Without the pictures, output the records below word for word.

● ● ●

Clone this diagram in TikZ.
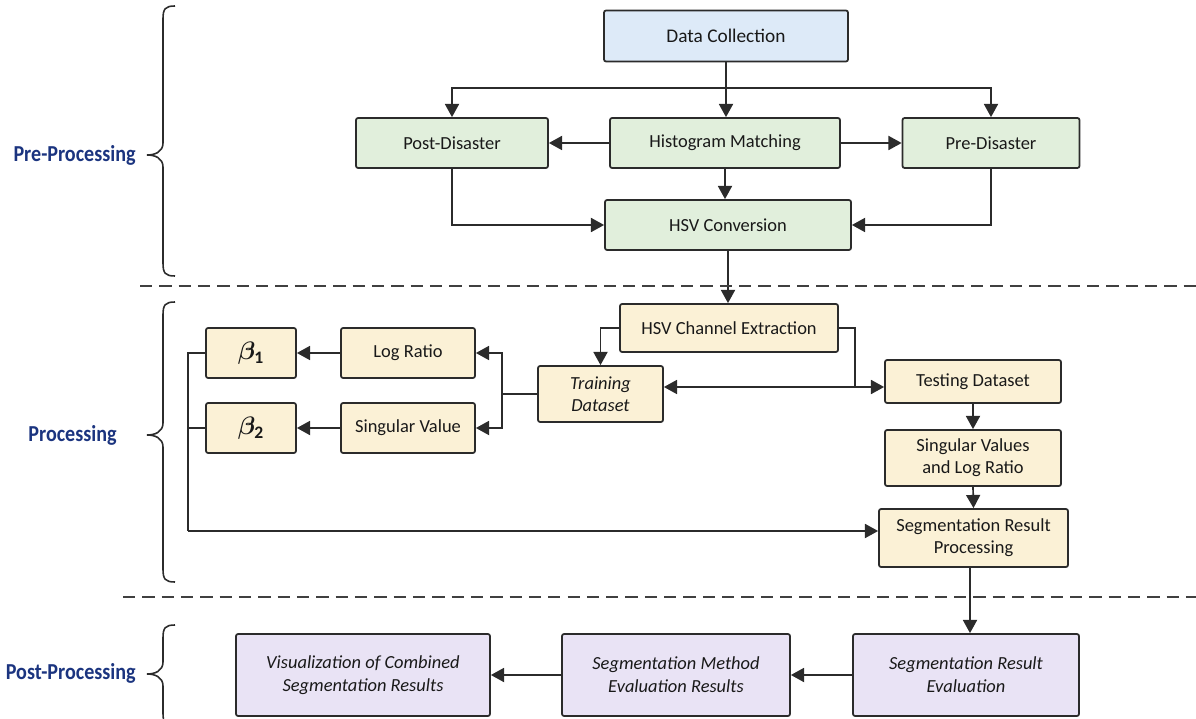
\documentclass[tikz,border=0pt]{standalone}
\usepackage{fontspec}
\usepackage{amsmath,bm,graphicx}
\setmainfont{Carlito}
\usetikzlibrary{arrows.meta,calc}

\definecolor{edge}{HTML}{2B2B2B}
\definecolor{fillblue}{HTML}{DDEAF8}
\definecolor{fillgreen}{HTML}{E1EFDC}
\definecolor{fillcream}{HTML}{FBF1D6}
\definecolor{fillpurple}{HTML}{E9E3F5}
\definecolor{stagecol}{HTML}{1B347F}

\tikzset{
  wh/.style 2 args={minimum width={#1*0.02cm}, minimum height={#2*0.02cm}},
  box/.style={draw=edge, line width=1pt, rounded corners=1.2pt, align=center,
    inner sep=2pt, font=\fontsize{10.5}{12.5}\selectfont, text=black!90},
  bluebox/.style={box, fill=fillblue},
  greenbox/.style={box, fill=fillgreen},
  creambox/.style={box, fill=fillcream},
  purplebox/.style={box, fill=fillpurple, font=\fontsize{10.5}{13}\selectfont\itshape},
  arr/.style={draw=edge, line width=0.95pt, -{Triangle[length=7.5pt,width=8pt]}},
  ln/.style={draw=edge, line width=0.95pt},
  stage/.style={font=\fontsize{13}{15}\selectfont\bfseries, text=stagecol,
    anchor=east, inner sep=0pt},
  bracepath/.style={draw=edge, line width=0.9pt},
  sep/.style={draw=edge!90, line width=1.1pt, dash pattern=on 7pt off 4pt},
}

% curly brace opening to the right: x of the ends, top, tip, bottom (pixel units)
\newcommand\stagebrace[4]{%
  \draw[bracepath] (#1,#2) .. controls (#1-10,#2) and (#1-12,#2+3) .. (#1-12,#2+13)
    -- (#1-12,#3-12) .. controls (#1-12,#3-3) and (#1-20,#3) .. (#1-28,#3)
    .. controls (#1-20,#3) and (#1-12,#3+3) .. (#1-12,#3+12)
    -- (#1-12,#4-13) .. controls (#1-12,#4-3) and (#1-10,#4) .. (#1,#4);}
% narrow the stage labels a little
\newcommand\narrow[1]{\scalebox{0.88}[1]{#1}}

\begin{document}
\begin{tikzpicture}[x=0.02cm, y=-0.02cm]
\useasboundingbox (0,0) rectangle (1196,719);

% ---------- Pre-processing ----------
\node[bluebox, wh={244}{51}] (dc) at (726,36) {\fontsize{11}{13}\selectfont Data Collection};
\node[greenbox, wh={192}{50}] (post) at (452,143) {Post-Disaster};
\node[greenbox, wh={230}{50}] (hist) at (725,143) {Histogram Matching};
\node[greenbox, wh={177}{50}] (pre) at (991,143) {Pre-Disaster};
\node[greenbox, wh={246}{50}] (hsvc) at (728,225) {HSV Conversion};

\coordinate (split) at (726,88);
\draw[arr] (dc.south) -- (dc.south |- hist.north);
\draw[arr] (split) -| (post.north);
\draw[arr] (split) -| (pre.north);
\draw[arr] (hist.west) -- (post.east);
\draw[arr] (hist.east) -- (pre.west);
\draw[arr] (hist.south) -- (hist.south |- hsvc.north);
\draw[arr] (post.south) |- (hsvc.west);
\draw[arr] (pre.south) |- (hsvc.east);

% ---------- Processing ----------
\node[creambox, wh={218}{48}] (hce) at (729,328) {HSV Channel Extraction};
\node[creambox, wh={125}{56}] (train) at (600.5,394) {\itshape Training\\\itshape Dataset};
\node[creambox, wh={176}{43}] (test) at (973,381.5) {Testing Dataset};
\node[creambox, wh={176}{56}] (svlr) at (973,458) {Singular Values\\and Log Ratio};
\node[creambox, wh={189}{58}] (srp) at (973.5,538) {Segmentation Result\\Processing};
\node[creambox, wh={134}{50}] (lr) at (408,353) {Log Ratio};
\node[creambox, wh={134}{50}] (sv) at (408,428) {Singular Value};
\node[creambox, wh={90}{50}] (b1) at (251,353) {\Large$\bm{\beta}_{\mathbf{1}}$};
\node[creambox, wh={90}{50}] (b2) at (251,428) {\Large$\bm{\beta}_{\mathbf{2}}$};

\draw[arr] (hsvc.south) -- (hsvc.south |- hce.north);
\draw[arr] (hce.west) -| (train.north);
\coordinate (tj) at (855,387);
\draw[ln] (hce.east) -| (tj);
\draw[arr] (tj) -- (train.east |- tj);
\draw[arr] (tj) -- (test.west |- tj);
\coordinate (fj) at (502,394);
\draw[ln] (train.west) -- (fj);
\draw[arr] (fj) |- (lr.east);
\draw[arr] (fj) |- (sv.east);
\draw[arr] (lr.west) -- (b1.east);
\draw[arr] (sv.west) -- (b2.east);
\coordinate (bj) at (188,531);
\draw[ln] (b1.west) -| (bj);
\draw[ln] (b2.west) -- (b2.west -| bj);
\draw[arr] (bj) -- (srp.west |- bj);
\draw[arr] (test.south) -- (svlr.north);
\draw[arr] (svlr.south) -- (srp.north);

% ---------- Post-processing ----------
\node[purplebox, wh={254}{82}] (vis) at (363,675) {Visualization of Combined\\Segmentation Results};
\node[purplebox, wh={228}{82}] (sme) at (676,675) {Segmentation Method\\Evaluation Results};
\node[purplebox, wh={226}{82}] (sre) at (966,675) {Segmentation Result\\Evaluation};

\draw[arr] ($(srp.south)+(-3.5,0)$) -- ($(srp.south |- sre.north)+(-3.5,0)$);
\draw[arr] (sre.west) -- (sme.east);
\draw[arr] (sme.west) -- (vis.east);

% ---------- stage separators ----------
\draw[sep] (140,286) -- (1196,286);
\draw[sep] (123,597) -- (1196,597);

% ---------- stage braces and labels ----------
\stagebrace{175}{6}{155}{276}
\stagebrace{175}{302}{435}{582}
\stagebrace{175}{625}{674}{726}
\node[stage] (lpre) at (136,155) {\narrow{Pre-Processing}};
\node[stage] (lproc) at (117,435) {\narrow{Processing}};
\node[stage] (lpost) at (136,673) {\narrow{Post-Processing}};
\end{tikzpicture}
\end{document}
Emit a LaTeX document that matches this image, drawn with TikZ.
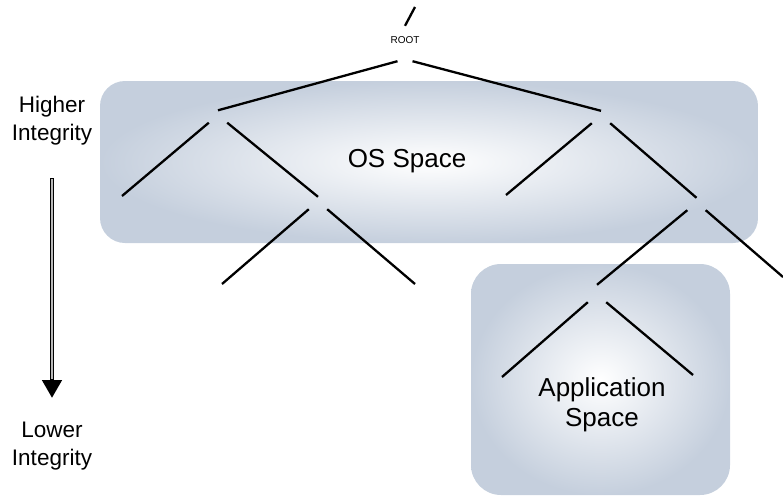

● ● ●

■ TASK OUTPUT
Clone this diagram in TikZ.
\documentclass[tikz,border=0pt]{standalone}
\usepackage{fontspec}
\usepackage{amsmath,bm,graphicx}
\setmainfont{Carlito}
\usetikzlibrary{arrows.meta,calc}

\definecolor{edge}{HTML}{2B2B2B}
\definecolor{fillblue}{HTML}{DDEAF8}
\definecolor{fillgreen}{HTML}{E1EFDC}
\definecolor{fillcream}{HTML}{FBF1D6}
\definecolor{fillpurple}{HTML}{E9E3F5}
\definecolor{stagecol}{HTML}{1B347F}

\tikzset{
  wh/.style 2 args={minimum width={#1*0.02cm}, minimum height={#2*0.02cm}},
  box/.style={draw=edge, line width=1pt, rounded corners=1.2pt, align=center,
    inner sep=2pt, font=\fontsize{10.5}{12.5}\selectfont, text=black!90},
  bluebox/.style={box, fill=fillblue},
  greenbox/.style={box, fill=fillgreen},
  creambox/.style={box, fill=fillcream},
  purplebox/.style={box, fill=fillpurple, font=\fontsize{10.5}{13}\selectfont\itshape},
  arr/.style={draw=edge, line width=0.95pt, -{Triangle[length=7.5pt,width=8pt]}},
  ln/.style={draw=edge, line width=0.95pt},
  stage/.style={font=\fontsize{13}{15}\selectfont\bfseries, text=stagecol,
    anchor=east, inner sep=0pt},
  bracepath/.style={draw=edge, line width=0.9pt},
  sep/.style={draw=edge!90, line width=1.1pt, dash pattern=on 7pt off 4pt},
}

% curly brace opening to the right: x of the ends, top, tip, bottom (pixel units)
\newcommand\stagebrace[4]{%
  \draw[bracepath] (#1,#2) .. controls (#1-10,#2) and (#1-12,#2+3) .. (#1-12,#2+13)
    -- (#1-12,#3-12) .. controls (#1-12,#3-3) and (#1-20,#3) .. (#1-28,#3)
    .. controls (#1-20,#3) and (#1-12,#3+3) .. (#1-12,#3+12)
    -- (#1-12,#4-13) .. controls (#1-12,#4-3) and (#1-10,#4) .. (#1,#4);}
% narrow the stage labels a little
\newcommand\narrow[1]{\scalebox{0.88}[1]{#1}}

\begin{document}
\begin{tikzpicture}[x=0.02cm, y=-0.02cm]
\useasboundingbox (0,0) rectangle (1196,719);

% ---------- Pre-processing ----------
\node[bluebox, wh={244}{51}] (dc) at (726,36) {\fontsize{11}{13}\selectfont Data Collection};
\node[greenbox, wh={192}{50}] (post) at (452,143) {Post-Disaster};
\node[greenbox, wh={230}{50}] (hist) at (725,143) {Histogram Matching};
\node[greenbox, wh={177}{50}] (pre) at (991,143) {Pre-Disaster};
\node[greenbox, wh={246}{50}] (hsvc) at (728,225) {HSV Conversion};

\coordinate (split) at (726,88);
\draw[arr] (dc.south) -- (dc.south |- hist.north);
\draw[arr] (split) -| (post.north);
\draw[arr] (split) -| (pre.north);
\draw[arr] (hist.west) -- (post.east);
\draw[arr] (hist.east) -- (pre.west);
\draw[arr] (hist.south) -- (hist.south |- hsvc.north);
\draw[arr] (post.south) |- (hsvc.west);
\draw[arr] (pre.south) |- (hsvc.east);

% ---------- Processing ----------
\node[creambox, wh={218}{48}] (hce) at (729,328) {HSV Channel Extraction};
\node[creambox, wh={125}{56}] (train) at (600.5,394) {\itshape Training\\\itshape Dataset};
\node[creambox, wh={176}{43}] (test) at (973,381.5) {Testing Dataset};
\node[creambox, wh={176}{56}] (svlr) at (973,458) {Singular Values\\and Log Ratio};
\node[creambox, wh={189}{58}] (srp) at (973.5,538) {Segmentation Result\\Processing};
\node[creambox, wh={134}{50}] (lr) at (408,353) {Log Ratio};
\node[creambox, wh={134}{50}] (sv) at (408,428) {Singular Value};
\node[creambox, wh={90}{50}] (b1) at (251,353) {\Large$\bm{\beta}_{\mathbf{1}}$};
\node[creambox, wh={90}{50}] (b2) at (251,428) {\Large$\bm{\beta}_{\mathbf{2}}$};

\draw[arr] (hsvc.south) -- (hsvc.south |- hce.north);
\draw[arr] (hce.west) -| (train.north);
\coordinate (tj) at (855,387);
\draw[ln] (hce.east) -| (tj);
\draw[arr] (tj) -- (train.east |- tj);
\draw[arr] (tj) -- (test.west |- tj);
\coordinate (fj) at (502,394);
\draw[ln] (train.west) -- (fj);
\draw[arr] (fj) |- (lr.east);
\draw[arr] (fj) |- (sv.east);
\draw[arr] (lr.west) -- (b1.east);
\draw[arr] (sv.west) -- (b2.east);
\coordinate (bj) at (188,531);
\draw[ln] (b1.west) -| (bj);
\draw[ln] (b2.west) -- (b2.west -| bj);
\draw[arr] (bj) -- (srp.west |- bj);
\draw[arr] (test.south) -- (svlr.north);
\draw[arr] (svlr.south) -- (srp.north);

% ---------- Post-processing ----------
\node[purplebox, wh={254}{82}] (vis) at (363,675) {Visualization of Combined\\Segmentation Results};
\node[purplebox, wh={228}{82}] (sme) at (676,675) {Segmentation Method\\Evaluation Results};
\node[purplebox, wh={226}{82}] (sre) at (966,675) {Segmentation Result\\Evaluation};

\draw[arr] ($(srp.south)+(-3.5,0)$) -- ($(srp.south |- sre.north)+(-3.5,0)$);
\draw[arr] (sre.west) -- (sme.east);
\draw[arr] (sme.west) -- (vis.east);

% ---------- stage separators ----------
\draw[sep] (140,286) -- (1196,286);
\draw[sep] (123,597) -- (1196,597);

% ---------- stage braces and labels ----------
\stagebrace{175}{6}{155}{276}
\stagebrace{175}{302}{435}{582}
\stagebrace{175}{625}{674}{726}
\node[stage] (lpre) at (136,155) {\narrow{Pre-Processing}};
\node[stage] (lproc) at (117,435) {\narrow{Processing}};
\node[stage] (lpost) at (136,673) {\narrow{Post-Processing}};
\end{tikzpicture}
\end{document}
Emit a LaTeX document that matches this image, drawn with TikZ.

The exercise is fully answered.